The leading indicators are inbound engagement on technical posts and the acceptance and reply rates on narrow outbound, not raw connection counts. Across the verified-API dataset, Reachium reports a 28% average connection acceptance rate, and of accepted connections about 29% replied (roughly 8% of all requests sent). DevTools teams should expect acceptance in that range or higher when targeting is tight, and they should watch reply quality more than reply volume: one engineer who asks a real architecture question is worth more than ten polite "thanks."

One trend to plan around: across 2025 into 2026, reply rates of accepted connections drifted down (roughly 26-34% in late 2025 to 16-26% in 2026) while acceptance held steadier around 25-30%. The takeaway for DevTools is that the outbound-only era is fading and the credibility-first approach is becoming the moat. Lead and data quality compounds this, which is why the B2B lead data quality study is worth reading before scaling spend.

FAQ

Why does cold outreach fail so often for DevTools companies?

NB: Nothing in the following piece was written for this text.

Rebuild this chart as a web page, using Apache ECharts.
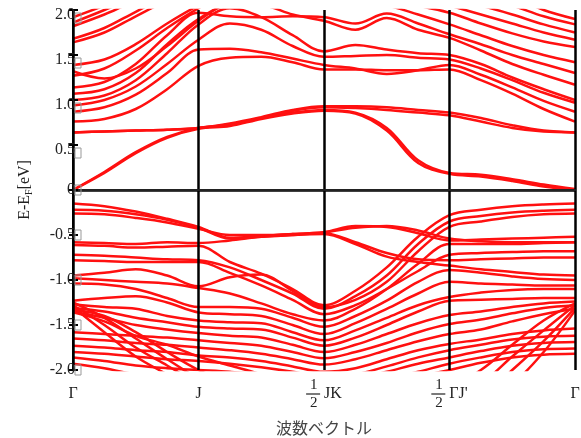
<!DOCTYPE html>
<html>
<head>
<meta charset="utf-8">
<script src="https://cdn.jsdelivr.net/npm/echarts@6/dist/echarts.min.js"></script>
<style>
html, body { margin: 0; padding: 0; background: #fff; }
#main { width: 581px; height: 438px; }
</style>
</head>
<body>
<div id="main"></div>
<script>
// k path Γ - J - 1/2JK - 1/2ΓJ' - Γ, one sample every quarter segment
const kPoints = [0, 0.25, 0.5, 0.75, 1, 1.25, 1.5, 1.75, 2, 2.25, 2.5, 2.75, 3, 3.25, 3.5, 3.75, 4];
const kLabels = ['Γ', 'J', 'JK', "ΓJ'", 'Γ'];
const halfPoint = [false, false, true, true, false];

// conduction bands (eV)
const conductionBands = [
  [0.00, 0.20, 0.42, 0.59, 0.69, 0.72, 0.80, 0.86, 0.89, 0.86, 0.69, 0.33, 0.19, 0.17, 0.12, 0.06, 0.01],
  [0.00, 0.19, 0.41, 0.58, 0.68, 0.71, 0.79, 0.85, 0.88, 0.85, 0.66, 0.30, 0.18, 0.15, 0.10, 0.04, 0.00],
  [0.64, 0.65, 0.66, 0.67, 0.69, 0.74, 0.81, 0.89, 0.93, 0.93, 0.92, 0.89, 0.86, 0.80, 0.72, 0.66, 0.64],
  [0.64, 0.65, 0.66, 0.67, 0.69, 0.73, 0.80, 0.88, 0.92, 0.91, 0.89, 0.86, 0.83, 0.76, 0.69, 0.65, 0.64],
  [0.76, 0.79, 0.90, 1.12, 1.38, 1.47, 1.48, 1.42, 1.34, 1.34, 1.33, 1.33, 1.34, 1.22, 1.07, 0.90, 0.76],
  [0.87, 0.92, 1.06, 1.30, 1.56, 1.57, 1.53, 1.46, 1.39, 1.35, 1.29, 1.33, 1.39, 1.28, 1.14, 0.99, 0.87],
  [0.94, 1.00, 1.15, 1.40, 1.67, 1.85, 1.78, 1.60, 1.48, 1.49, 1.50, 1.47, 1.45, 1.35, 1.22, 1.08, 0.97],
  [1.00, 1.05, 1.22, 1.52, 1.84, 2.02, 1.92, 1.72, 1.54, 1.61, 1.56, 1.52, 1.50, 1.40, 1.25, 1.12, 1.00],
  [1.07, 1.12, 1.30, 1.62, 1.90, 2.05, 2.05, 1.95, 1.88, 1.78, 1.91, 1.78, 1.69, 1.55, 1.40, 1.28, 1.17],
  [1.14, 1.20, 1.40, 1.72, 1.97, 1.93, 1.92, 1.93, 1.92, 1.85, 1.96, 1.85, 1.73, 1.62, 1.50, 1.40, 1.30],
  [1.27, 1.35, 1.55, 1.80, 2.02, 2.20, 2.20, 2.15, 2.10, 2.08, 2.05, 1.95, 1.84, 1.72, 1.60, 1.50, 1.42],
  [1.32, 1.24, 1.35, 1.60, 1.88, 2.10, 2.20, 2.20, 2.20, 2.20, 2.15, 2.05, 1.97, 1.85, 1.74, 1.65, 1.59],
  [1.39, 1.45, 1.62, 1.85, 2.05, 2.20, 2.20, 2.20, 2.20, 2.20, 2.20, 2.15, 2.05, 1.95, 1.85, 1.75, 1.67],
  [1.64, 1.75, 1.93, 2.10, 2.20, 2.20, 2.20, 2.20, 2.20, 2.20, 2.20, 2.20, 2.15, 2.05, 1.95, 1.84, 1.75],
  [1.68, 1.80, 1.98, 2.15, 2.20, 2.20, 2.20, 2.20, 2.20, 2.20, 2.20, 2.20, 2.20, 2.15, 2.05, 1.93, 1.84],
  [1.82, 1.95, 2.10, 2.20, 2.20, 2.20, 2.20, 2.20, 2.20, 2.20, 2.20, 2.20, 2.20, 2.20, 2.15, 2.00, 1.90],
  [1.86, 2.00, 2.15, 2.30, 2.30, 2.30, 2.30, 2.30, 2.30, 2.30, 2.30, 2.30, 2.30, 2.30, 2.30, 2.30, 2.30],
  [1.92, 2.05, 2.20, 2.30, 2.30, 2.30, 2.30, 2.30, 2.30, 2.30, 2.30, 2.30, 2.30, 2.30, 2.30, 2.30, 2.30]
];

// valence bands (eV)
const valenceBands = [
  [-0.15, -0.18, -0.24, -0.32, -0.41, -0.53, -0.51, -0.49, -0.47, -0.40, -0.41, -0.48, -0.56, -0.55, -0.54, -0.53, -0.52],
  [-0.22, -0.23, -0.27, -0.33, -0.42, -0.54, -0.52, -0.50, -0.48, -0.58, -0.70, -0.77, -0.78, -0.77, -0.76, -0.75, -0.75],
  [-0.26, -0.27, -0.31, -0.36, -0.43, -0.50, -0.50, -0.49, -0.47, -0.42, -0.40, -0.45, -0.54, -0.57, -0.58, -0.58, -0.58],
  [-0.58, -0.59, -0.60, -0.58, -0.59, -0.56, -0.52, -0.50, -0.49, -0.60, -0.74, -0.80, -0.84, -0.88, -0.91, -0.94, -0.95],
  [-0.61, -0.62, -0.64, -0.63, -0.62, -0.80, -0.93, -1.10, -1.28, -1.12, -0.86, -0.52, -0.28, -0.22, -0.18, -0.16, -0.15],
  [-0.72, -0.73, -0.75, -0.77, -0.78, -0.86, -1.00, -1.15, -1.32, -1.18, -0.95, -0.60, -0.35, -0.29, -0.25, -0.23, -0.22],
  [-0.78, -0.79, -0.80, -0.80, -0.80, -0.92, -1.06, -1.22, -1.38, -1.28, -1.10, -0.90, -0.72, -0.70, -0.69, -0.68, -0.68],
  [-0.95, -0.92, -0.88, -0.95, -1.07, -0.97, -0.94, -1.12, -1.30, -1.22, -1.02, -0.68, -0.41, -0.35, -0.30, -0.27, -0.26],
  [-0.98, -1.00, -1.02, -1.04, -1.09, -1.15, -1.26, -1.38, -1.45, -1.32, -1.10, -0.82, -0.60, -0.60, -0.60, -0.59, -0.58],
  [-1.04, -1.05, -1.10, -1.20, -1.30, -1.30, -1.32, -1.42, -1.52, -1.40, -1.23, -1.02, -0.89, -0.92, -0.96, -0.99, -1.00],
  [-1.23, -1.20, -1.18, -1.25, -1.36, -1.38, -1.40, -1.50, -1.60, -1.48, -1.32, -1.15, -1.02, -1.04, -1.05, -1.06, -1.06],
  [-1.27, -1.30, -1.32, -1.40, -1.45, -1.47, -1.48, -1.58, -1.67, -1.56, -1.42, -1.28, -1.19, -1.14, -1.11, -1.10, -1.10],
  [-1.31, -1.35, -1.42, -1.47, -1.52, -1.54, -1.55, -1.64, -1.73, -1.64, -1.50, -1.35, -1.23, -1.22, -1.21, -1.20, -1.20],
  [-1.35, -1.42, -1.50, -1.55, -1.59, -1.62, -1.64, -1.72, -1.80, -1.72, -1.60, -1.48, -1.39, -1.35, -1.30, -1.26, -1.24],
  [-1.58, -1.60, -1.62, -1.64, -1.67, -1.70, -1.73, -1.80, -1.87, -1.80, -1.70, -1.58, -1.49, -1.44, -1.37, -1.31, -1.28],
  [-1.65, -1.67, -1.70, -1.72, -1.75, -1.78, -1.82, -1.88, -1.94, -1.88, -1.78, -1.68, -1.60, -1.55, -1.46, -1.38, -1.32],
  [-1.73, -1.75, -1.78, -1.80, -1.84, -1.86, -1.90, -1.96, -2.02, -1.98, -1.88, -1.78, -1.71, -1.66, -1.60, -1.56, -1.54],
  [-1.80, -1.82, -1.85, -1.88, -1.90, -1.93, -1.97, -2.02, -2.08, -2.05, -1.96, -1.86, -1.78, -1.72, -1.66, -1.63, -1.62],
  [-1.86, -1.90, -1.95, -1.98, -2.00, -2.02, -2.05, -2.10, -2.15, -2.10, -2.02, -1.93, -1.86, -1.79, -1.73, -1.70, -1.69],
  [-1.93, -1.98, -2.05, -2.10, -2.15, -2.15, -2.15, -2.20, -2.20, -2.18, -2.10, -2.02, -1.93, -1.86, -1.80, -1.77, -1.76],
  [-2.30, -2.30, -2.30, -2.30, -2.30, -2.30, -2.30, -2.30, -2.30, -2.30, -2.20, -2.08, -2.00, -1.92, -1.86, -1.83, -1.82],
  [-1.25, -1.42, -1.65, -1.88, -2.10, -2.30, -2.30, -2.30, -2.30, -2.30, -2.30, -2.30, -2.30, -2.30, -2.30, -2.30, -2.30],
  [-1.28, -1.50, -1.75, -1.95, -2.15, -2.30, -2.30, -2.30, -2.30, -2.30, -2.30, -2.30, -2.30, -2.30, -2.30, -2.30, -2.30],
  [-1.30, -1.58, -1.85, -2.05, -2.25, -2.30, -2.30, -2.30, -2.30, -2.30, -2.30, -2.30, -2.30, -2.30, -2.30, -2.30, -2.30],
  [-1.33, -1.40, -1.58, -1.80, -2.00, -2.15, -2.30, -2.30, -2.30, -2.30, -2.30, -2.30, -2.30, -2.30, -2.30, -2.30, -2.30],
  [-1.36, -1.46, -1.62, -1.72, -1.85, -1.95, -2.05, -2.20, -2.30, -2.30, -2.30, -2.30, -2.30, -2.30, -2.30, -2.30, -2.30],
  [-2.30, -2.30, -2.30, -2.30, -2.30, -2.30, -2.30, -2.30, -2.30, -2.30, -2.30, -2.30, -2.20, -2.00, -1.72, -1.45, -1.26],
  [-2.30, -2.30, -2.30, -2.30, -2.30, -2.30, -2.30, -2.30, -2.30, -2.30, -2.30, -2.30, -2.30, -2.15, -1.85, -1.56, -1.28],
  [-2.30, -2.30, -2.30, -2.30, -2.30, -2.30, -2.30, -2.30, -2.30, -2.30, -2.30, -2.30, -2.30, -2.30, -2.00, -1.68, -1.31],
  [-2.30, -2.30, -2.30, -2.30, -2.30, -2.30, -2.30, -2.30, -2.30, -2.30, -2.30, -2.30, -2.30, -2.30, -2.15, -1.80, -1.34]
];

const serif = 'Liberation Serif';
const chart = echarts.init(document.getElementById('main'));

const bandSeries = conductionBands.concat(valenceBands).map(function (band) {
  return {
    type: 'line',
    data: kPoints.map(function (k, i) { return [k, band[i]]; }),
    smooth: 0.35,
    showSymbol: false,
    silent: true,
    lineStyle: { color: '#ff1010', width: 2.5 },
    z: 2
  };
});

// horizontal line at the Fermi level
bandSeries.push({
  type: 'line',
  data: [],
  silent: true,
  z: 10,
  markLine: {
    silent: true,
    symbol: 'none',
    label: { show: false },
    lineStyle: { color: '#000', width: 2.5, type: 'solid' },
    data: [{ yAxis: 0 }]
  }
});

chart.setOption({
  animation: false,
  grid: { left: 73, right: 6, top: 10, bottom: 68, outerBoundsMode: 'none' },
  xAxis: [{
    type: 'value',
    min: 0,
    max: 4,
    interval: 1,
    z: 10,
    name: '波数ベクトル',
    nameLocation: 'middle',
    nameGap: 50,
    nameTextStyle: { fontFamily: 'Noto Sans CJK JP', fontSize: 16, color: '#444' },
    axisLine: { lineStyle: { color: '#000', width: 2 } },
    axisTick: { show: false },
    splitLine: { show: true, lineStyle: { color: '#000', width: 2.5 } },
    axisLabel: {
      margin: 24,
      verticalAlign: 'middle',
      formatter: function (v) {
        const i = Math.round(v);
        if (halfPoint[i]) return '{n|1}\n{bar|}{tt|' + kLabels[i] + '}\n{n|2}';
        return '{t|' + kLabels[i] + '}';
      },
      rich: {
        t: { fontFamily: serif, fontSize: 16, color: '#222', lineHeight: 9 },
        tt: { fontFamily: serif, fontSize: 16, color: '#222', lineHeight: 9, align: 'left', padding: [0, 0, 0, 4] },
        n: { fontFamily: serif, fontSize: 15, color: '#222', lineHeight: 8.5, align: 'left', padding: [0, 0, 0, 4] },
        bar: { width: 14, height: 1.2, backgroundColor: '#222', lineHeight: 8.5, align: 'left' }
      }
    }
  }, {
    type: 'value',
    position: 'top',
    min: 0,
    max: 4,
    z: 10,
    axisLine: { lineStyle: { color: '#222', width: 2 } },
    axisTick: { show: false },
    axisLabel: { show: false },
    splitLine: { show: false }
  }],
  yAxis: [{
    type: 'value',
    min: -2,
    max: 2,
    interval: 0.5,
    z: 10,
    name: '{a|E-E}{s|F}{a|[eV]}',
    nameLocation: 'middle',
    nameGap: 39,
    nameTextStyle: {
      rich: {
        a: { fontFamily: serif, fontSize: 16, color: '#222', lineHeight: 18 },
        s: { fontFamily: serif, fontSize: 10, color: '#222', lineHeight: 10, verticalAlign: 'bottom' }
      }
    },
    axisLine: { lineStyle: { color: '#000', width: 2 } },
    axisTick: { inside: true, length: 5, lineStyle: { color: '#000', width: 2 } },
    splitLine: { show: false },
    axisLabel: {
      margin: -8,
      formatter: function (v) {
        const s = v === 0 ? '0' : v.toFixed(1);
        if (v > 0) return '{sp|}{p|' + s + '}{pb|}';
        return '{v|' + s + '}{b|}';
      },
      rich: {
        v: { fontFamily: serif, fontSize: 16, color: '#222' },
        b: { width: 6, height: 10, borderColor: '#999', borderWidth: 1 },
        sp: { width: 1, height: 26, lineHeight: 26 },
        p: { fontFamily: serif, fontSize: 16, color: '#222', verticalAlign: 'bottom' },
        pb: { width: 6, height: 10, borderColor: '#999', borderWidth: 1, verticalAlign: 'bottom' }
      }
    }
  }, {
    type: 'value',
    position: 'right',
    min: -2,
    max: 2,
    interval: 0.5,
    z: 10,
    axisLine: { lineStyle: { color: '#000', width: 2 } },
    axisTick: { inside: true, length: 4, lineStyle: { color: '#000', width: 2 } },
    axisLabel: { show: false },
    splitLine: { show: false }
  }],
  series: bandSeries
});
</script>
</body>
</html>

Technical buyers evaluate vendors on substance and have a low tolerance for sales language, so generic openers pattern-match to spam instantly. Outreach that references the prospect's real stack and a specific failure mode, and that offers proof instead of a demo, performs far better.

Should DevTools outreach come from the founder or a sales rep?

In early-stage DevTools companies the founder account usually converts best, because engineers trust a builder who can speak to the architecture. That also raises the stakes on account safety, since a restricted founder account damages the company's primary distribution channel.

How many connection requests a day should a DevTools account send?

Reachium's data shows acceptance peaked in the 10-19 invites per day band and fell as volume rose, and its platform calibrates to roughly 25 a day by design. For DevTools, lower volume with higher specificity is both safer and more effective.

Is browser-automation software safe for DevTools LinkedIn outreach?

It carries real account risk: in March 2026 the tool HeyReach reported LinkedIn restrictions tied to browser-automation activity. Tools built on LinkedIn's verified API avoid that failure mode, which matters most when the sending account is a founder's personal brand.